The Regional Court did not exclude that the Office could accidentally (though not systematically) find a document during a dawn raid that does not relate to the original suspicion. However, in such a case, it should have launched new administrative proceedings with a corresponding subject matter and conduct any additional investigation of this matter as a part of these proceedings.

Thus, all of the dawn raids were illegal (they did not meet the test of proportionality or the “delta test”).[1] 1 According to the court, all of the evidence gathered during the dawn raids was, therefore, also illegal, and thus cannot be further used in administrative proceedings.

By a judgement of the Regional Court, the case was returned to the chair of the Office for further proceedings; thus, the penalty does not apply, and an enforceable decision does not exist. The Office is obliged to comply with the legal opinion of the Regional Court set out in the judgement when holding additional proceedings.

On the day after its delivery, the Office filed an appeal against the judgement (which does not have a suspensory effect). Hence, the Supreme Administrative Court will have the final say in this case.

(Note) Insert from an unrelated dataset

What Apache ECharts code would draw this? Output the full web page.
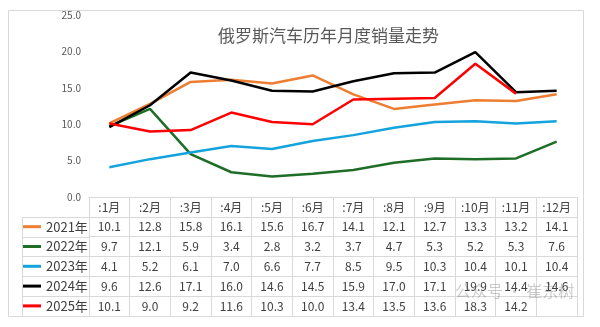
<!DOCTYPE html>
<html>
<head>
<meta charset="utf-8">
<script src="https://cdn.jsdelivr.net/npm/echarts@6/dist/echarts.min.js"></script>
<style>html,body{margin:0;padding:0;background:#fff}#c{width:600px;height:327px}</style>
</head>
<body>
<div id="c"></div>
<script>
var months = [':1月', ':2月', ':3月', ':4月', ':5月', ':6月', ':7月', ':8月', ':9月', ':10月', ':11月', ':12月'];
var seriesNames = ['2021年', '2022年', '2023年', '2024年', '2025年'];
var y2021 = [10.1, 12.8, 15.8, 16.1, 15.6, 16.7, 14.1, 12.1, 12.7, 13.3, 13.2, 14.1];
var y2022 = [9.7, 12.1, 5.9, 3.4, 2.8, 3.2, 3.7, 4.7, 5.3, 5.2, 5.3, 7.6];
var y2023 = [4.1, 5.2, 6.1, 7.0, 6.6, 7.7, 8.5, 9.5, 10.3, 10.4, 10.1, 10.4];
var y2024 = [9.6, 12.6, 17.1, 16.0, 14.6, 14.5, 15.9, 17.0, 17.1, 19.9, 14.4, 14.6];
var y2025 = [10.1, 9.0, 9.2, 11.6, 10.3, 10.0, 13.4, 13.5, 13.6, 18.3, 14.2, null];
var colors = ['#ED7D31', '#1E6E27', '#14A3DC', '#000000', '#FF0000'];
var allData = [y2021, y2022, y2023, y2024, y2025];

var gridLeft = 89, gridRight = 23, gridTop = 15, gridBottom = 130;
var axisY = 327 - gridBottom;
var rowH = 19.8;
var lineColor = '#d9d9d9';
var textColor = '#404040';
var font = '"Noto Sans CJK SC", "Noto Sans", sans-serif';

var chart = echarts.init(document.getElementById('c'), null, {renderer: 'canvas'});

var xAxes = [{
  type: 'category', data: months, gridIndex: 0, position: 'bottom',
  axisLine: {show: true, lineStyle: {color: lineColor, width: 1}},
  axisTick: {show: true, interval: 0, length: rowH * 6, lineStyle: {color: lineColor, width: 1}},
  axisLabel: {interval: 0, margin: 4, fontSize: 12, color: textColor, fontFamily: font}
}];
allData.forEach(function (arr, k) {
  xAxes.push({
    type: 'category', data: months, gridIndex: 0, position: 'bottom', offset: rowH * (k + 1),
    axisLine: {show: true, lineStyle: {color: lineColor, width: 1}},
    axisTick: {show: false},
    axisLabel: {interval: 0, margin: 4, fontSize: 12, color: textColor, fontFamily: font,
      formatter: function (v, i) { return arr[i] == null ? '' : arr[i].toFixed(1); }}
  });
});
xAxes.push({
  type: 'category', data: months, gridIndex: 0, position: 'bottom', offset: rowH * 6,
  axisLine: {show: true, lineStyle: {color: lineColor, width: 1}},
  axisTick: {show: false}, axisLabel: {show: false}
});

var legends = seriesNames.map(function (n, k) {
  return {
    data: [n], orient: 'horizontal', left: 23, top: axisY + rowH * (k + 1), padding: 0,
    icon: 'rect', itemWidth: 18, itemHeight: 3, selectedMode: false,
    textStyle: {fontSize: 13, color: textColor, fontFamily: font, lineHeight: rowH, height: rowH}
  };
});

var tableLeft = 22;
var graphics = [{
  type: 'rect', shape: {x: 8.5, y: 10.5, width: 575, height: 306},
  style: {fill: null, stroke: lineColor, lineWidth: 1}, silent: true, z: -1
}, {
  type: 'line', shape: {x1: tableLeft + 0.5, y1: axisY + rowH, x2: tableLeft + 0.5, y2: axisY + rowH * 6},
  style: {stroke: lineColor, lineWidth: 1}, silent: true
}];
for (var r = 1; r <= 6; r++) {
  var yy = Math.round(axisY + rowH * r) + 0.5;
  graphics.push({
    type: 'line', shape: {x1: tableLeft, y1: yy, x2: gridLeft, y2: yy},
    style: {stroke: lineColor, lineWidth: 1}, silent: true
  });
}
graphics.push({
  type: 'text', left: 455, top: 283,
  style: {text: '公众号 · 崔东树', fontSize: 16, fill: 'rgba(110,110,110,0.35)', fontFamily: font},
  silent: true, z: 100
});

chart.setOption({
  backgroundColor: '#ffffff',
  animation: false,
  color: colors,
  title: {
    text: '俄罗斯汽车历年月度销量走势', left: 213, top: 22,
    textStyle: {fontSize: 17, fontWeight: 'normal', color: '#595959', fontFamily: font}
  },
  legend: legends,
  grid: {left: gridLeft, right: gridRight, top: gridTop, bottom: gridBottom, containLabel: false, outerBoundsMode: 'none'},
  xAxis: xAxes,
  yAxis: {
    type: 'value', min: 0, max: 25, interval: 5,
    axisLine: {show: false}, axisTick: {show: false}, splitLine: {show: false},
    axisLabel: {margin: 8, fontSize: 10, color: '#595959', fontFamily: font,
      formatter: function (v) { return v.toFixed(1); }}
  },
  graphic: graphics,
  series: seriesNames.map(function (n, k) {
    return {
      name: n, type: 'line', data: allData[k], xAxisIndex: 0, yAxisIndex: 0,
      symbol: 'none', lineStyle: {width: 2.5, color: colors[k]}, itemStyle: {color: colors[k]},
      connectNulls: false
    };
  })
});
</script>
</body>
</html>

We welcome the judgement of the Regional Court in Brno, and frankly speaking, we believed in it. We, together with our clients, have for many years questioned the Office’s approach in various administrative and court proceedings, including those referred to in this article. We repeatedly refer to the fact that the Office uses a sort of “blanket” authority allowing it to investigate practically all business records of companies over an unlimited period of time. This prevents these companies from identifying the scope of their required cooperation and exercising their right to defence, including effective options for objecting to the Office’s excessive approach. We believe that the judgement of the Regional Court will lead to a change in this practice of the Office.